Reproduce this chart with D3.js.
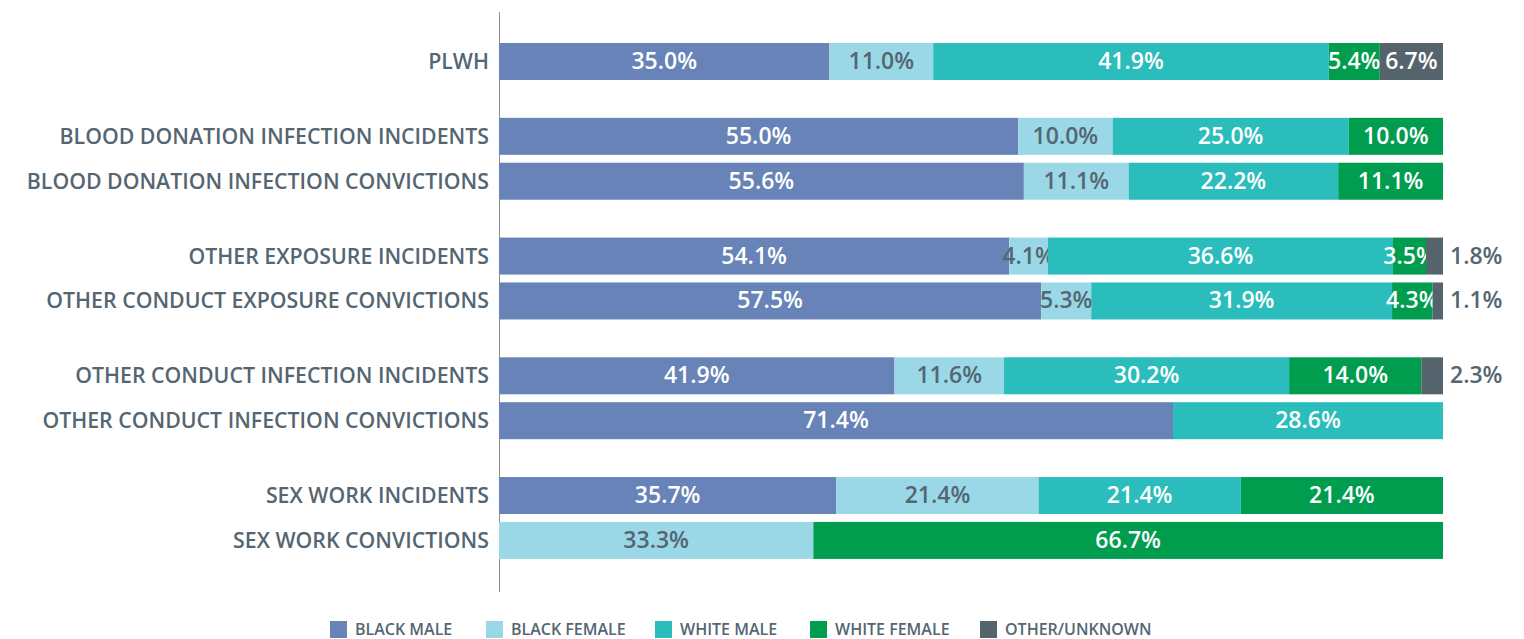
<!DOCTYPE html>
<html>
<head>
<meta charset="utf-8">
<script src="https://cdn.jsdelivr.net/npm/d3@7"></script>
<style>
  body { margin: 0; background: #fff; }
  text { font-family: "Open Sans", sans-serif; font-weight: 600; }
</style>
</head>
<body>
<div id="chart"></div>
<script>
// rows, top to bottom, with the group each one belongs to
var categories = [
  "PLWH",
  "BLOOD DONATION INFECTION INCIDENTS",
  "BLOOD DONATION INFECTION CONVICTIONS",
  "OTHER EXPOSURE INCIDENTS",
  "OTHER CONDUCT EXPOSURE CONVICTIONS",
  "OTHER CONDUCT INFECTION INCIDENTS",
  "OTHER CONDUCT INFECTION CONVICTIONS",
  "SEX WORK INCIDENTS",
  "SEX WORK CONVICTIONS"
];
var groups = [0, 1, 1, 2, 2, 3, 3, 4, 4];

var seriesNames = ["BLACK MALE", "BLACK FEMALE", "WHITE MALE", "WHITE FEMALE", "OTHER/UNKNOWN"];
var colors = ["#6783b7", "#9ad8e8", "#2abdbb", "#009d4f", "#55636d"];

// percent per row, one array per series
var blackMale   = [35.0, 55.0, 55.6, 54.1, 57.5, 41.9, 71.4, 35.7, 0];
var blackFemale = [11.0, 10.0, 11.1, 4.1, 5.3, 11.6, 0, 21.4, 33.3];
var whiteMale   = [41.9, 25.0, 22.2, 36.6, 31.9, 30.2, 28.6, 21.4, 0];
var whiteFemale = [5.4, 10.0, 11.1, 3.5, 4.3, 14.0, 0, 21.4, 66.7];
var otherUnk    = [6.7, 0, 0, 1.8, 1.1, 2.3, 0, 0, 0];

var width = 1524, height = 639;
var svg = d3.select("#chart").append("svg")
    .attr("width", width).attr("height", height);

var x = d3.scaleLinear().domain([0, 100]).range([499, 1443]);
// position units: one per row plus 2/3 of a row between groups
var y = d3.scaleLinear().domain([0, 1]).range([43, 87.9]);
var barH = 37;
var labelColor = "#546672";

var series = [blackMale, blackFemale, whiteMale, whiteFemale, otherUnk];

var rows = categories.map(function(c, i) {
  var vals = series.map(function(s) { return s[i]; });
  var total = d3.sum(vals);
  var acc = 0;
  var segs = vals.map(function(v, k) {
    var s = { key: k, value: v, x0: acc / total * 100, x1: (acc + v) / total * 100 };
    acc += v;
    return s;
  });
  return { name: c, pos: i + groups[i] * 2 / 3, segs: segs };
});

// axis line
svg.append("line")
  .attr("x1", 499.5).attr("x2", 499.5)
  .attr("y1", 12).attr("y2", 592)
  .attr("stroke", "#8a8f94").attr("stroke-width", 1);

var row = svg.selectAll("g.row")
  .data(rows)
  .enter().append("g")
  .attr("class", "row")
  .attr("transform", function(d) { return "translate(0," + y(d.pos) + ")"; });

row.append("text")
  .attr("x", 489)
  .attr("y", 26)
  .attr("text-anchor", "end")
  .attr("fill", labelColor)
  .style("font-size", "21.3px")
  .text(function(d) { return d.name; });

var seg = row.selectAll("g.seg")
  .data(function(d) { return d.segs.filter(function(s) { return s.value > 0; }); })
  .enter().append("g").attr("class", "seg");

seg.append("rect")
  .attr("x", function(d) { return x(d.x0); })
  .attr("width", function(d) { return x(d.x1) - x(d.x0); })
  .attr("y", 0)
  .attr("height", barH)
  .attr("fill", function(d) { return colors[d.key]; });

seg.append("text")
  .attr("x", function(d) {
    if (d.value < 3) return x(d.x1) + 7;
    return (x(d.x0) + x(d.x1)) / 2;
  })
  .attr("y", 26)
  .attr("text-anchor", function(d) { return d.value < 3 ? "start" : "middle"; })
  .attr("fill", function(d) {
    if (d.value < 3 || d.key == 1) return labelColor;
    return "#fff";
  })
  .style("font-size", "23px")
  .text(function(d) { return d.value.toFixed(1) + "%"; });

// legend
var legendX = [330, 486, 655, 810, 980];
var legend = svg.selectAll("g.legend")
  .data(seriesNames)
  .enter().append("g")
  .attr("class", "legend")
  .attr("transform", function(d, i) { return "translate(" + legendX[i] + ",621)"; });

legend.append("rect")
  .attr("width", 17).attr("height", 17)
  .attr("fill", function(d, i) { return colors[i]; });

legend.append("text")
  .attr("x", 25)
  .attr("y", 14)
  .attr("fill", labelColor)
  .style("font-size", "16px")
  .text(function(d) { return d; });
</script>
</body>
</html>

== == ==

> **Exercise directions**
In this exercise, set down all of the data exactly, without the pictures.

> **Output for this exercise**
Reproduce this chart with D3.js.
<!DOCTYPE html>
<html>
<head>
<meta charset="utf-8">
<script src="https://cdn.jsdelivr.net/npm/d3@7"></script>
<style>
  body { margin: 0; background: #fff; }
  text { font-family: "Open Sans", sans-serif; font-weight: 600; }
</style>
</head>
<body>
<div id="chart"></div>
<script>
// rows, top to bottom, with the group each one belongs to
var categories = [
  "PLWH",
  "BLOOD DONATION INFECTION INCIDENTS",
  "BLOOD DONATION INFECTION CONVICTIONS",
  "OTHER EXPOSURE INCIDENTS",
  "OTHER CONDUCT EXPOSURE CONVICTIONS",
  "OTHER CONDUCT INFECTION INCIDENTS",
  "OTHER CONDUCT INFECTION CONVICTIONS",
  "SEX WORK INCIDENTS",
  "SEX WORK CONVICTIONS"
];
var groups = [0, 1, 1, 2, 2, 3, 3, 4, 4];

var seriesNames = ["BLACK MALE", "BLACK FEMALE", "WHITE MALE", "WHITE FEMALE", "OTHER/UNKNOWN"];
var colors = ["#6783b7", "#9ad8e8", "#2abdbb", "#009d4f", "#55636d"];

// percent per row, one array per series
var blackMale   = [35.0, 55.0, 55.6, 54.1, 57.5, 41.9, 71.4, 35.7, 0];
var blackFemale = [11.0, 10.0, 11.1, 4.1, 5.3, 11.6, 0, 21.4, 33.3];
var whiteMale   = [41.9, 25.0, 22.2, 36.6, 31.9, 30.2, 28.6, 21.4, 0];
var whiteFemale = [5.4, 10.0, 11.1, 3.5, 4.3, 14.0, 0, 21.4, 66.7];
var otherUnk    = [6.7, 0, 0, 1.8, 1.1, 2.3, 0, 0, 0];

var width = 1524, height = 639;
var svg = d3.select("#chart").append("svg")
    .attr("width", width).attr("height", height);

var x = d3.scaleLinear().domain([0, 100]).range([499, 1443]);
// position units: one per row plus 2/3 of a row between groups
var y = d3.scaleLinear().domain([0, 1]).range([43, 87.9]);
var barH = 37;
var labelColor = "#546672";

var series = [blackMale, blackFemale, whiteMale, whiteFemale, otherUnk];

var rows = categories.map(function(c, i) {
  var vals = series.map(function(s) { return s[i]; });
  var total = d3.sum(vals);
  var acc = 0;
  var segs = vals.map(function(v, k) {
    var s = { key: k, value: v, x0: acc / total * 100, x1: (acc + v) / total * 100 };
    acc += v;
    return s;
  });
  return { name: c, pos: i + groups[i] * 2 / 3, segs: segs };
});

// axis line
svg.append("line")
  .attr("x1", 499.5).attr("x2", 499.5)
  .attr("y1", 12).attr("y2", 592)
  .attr("stroke", "#8a8f94").attr("stroke-width", 1);

var row = svg.selectAll("g.row")
  .data(rows)
  .enter().append("g")
  .attr("class", "row")
  .attr("transform", function(d) { return "translate(0," + y(d.pos) + ")"; });

row.append("text")
  .attr("x", 489)
  .attr("y", 26)
  .attr("text-anchor", "end")
  .attr("fill", labelColor)
  .style("font-size", "21.3px")
  .text(function(d) { return d.name; });

var seg = row.selectAll("g.seg")
  .data(function(d) { return d.segs.filter(function(s) { return s.value > 0; }); })
  .enter().append("g").attr("class", "seg");

seg.append("rect")
  .attr("x", function(d) { return x(d.x0); })
  .attr("width", function(d) { return x(d.x1) - x(d.x0); })
  .attr("y", 0)
  .attr("height", barH)
  .attr("fill", function(d) { return colors[d.key]; });

seg.append("text")
  .attr("x", function(d) {
    if (d.value < 3) return x(d.x1) + 7;
    return (x(d.x0) + x(d.x1)) / 2;
  })
  .attr("y", 26)
  .attr("text-anchor", function(d) { return d.value < 3 ? "start" : "middle"; })
  .attr("fill", function(d) {
    if (d.value < 3 || d.key == 1) return labelColor;
    return "#fff";
  })
  .style("font-size", "23px")
  .text(function(d) { return d.value.toFixed(1) + "%"; });

// legend
var legendX = [330, 486, 655, 810, 980];
var legend = svg.selectAll("g.legend")
  .data(seriesNames)
  .enter().append("g")
  .attr("class", "legend")
  .attr("transform", function(d, i) { return "translate(" + legendX[i] + ",621)"; });

legend.append("rect")
  .attr("width", 17).attr("height", 17)
  .attr("fill", function(d, i) { return colors[i]; });

legend.append("text")
  .attr("x", 25)
  .attr("y", 14)
  .attr("fill", labelColor)
  .style("font-size", "16px")
  .text(function(d) { return d; });
</script>
</body>
</html>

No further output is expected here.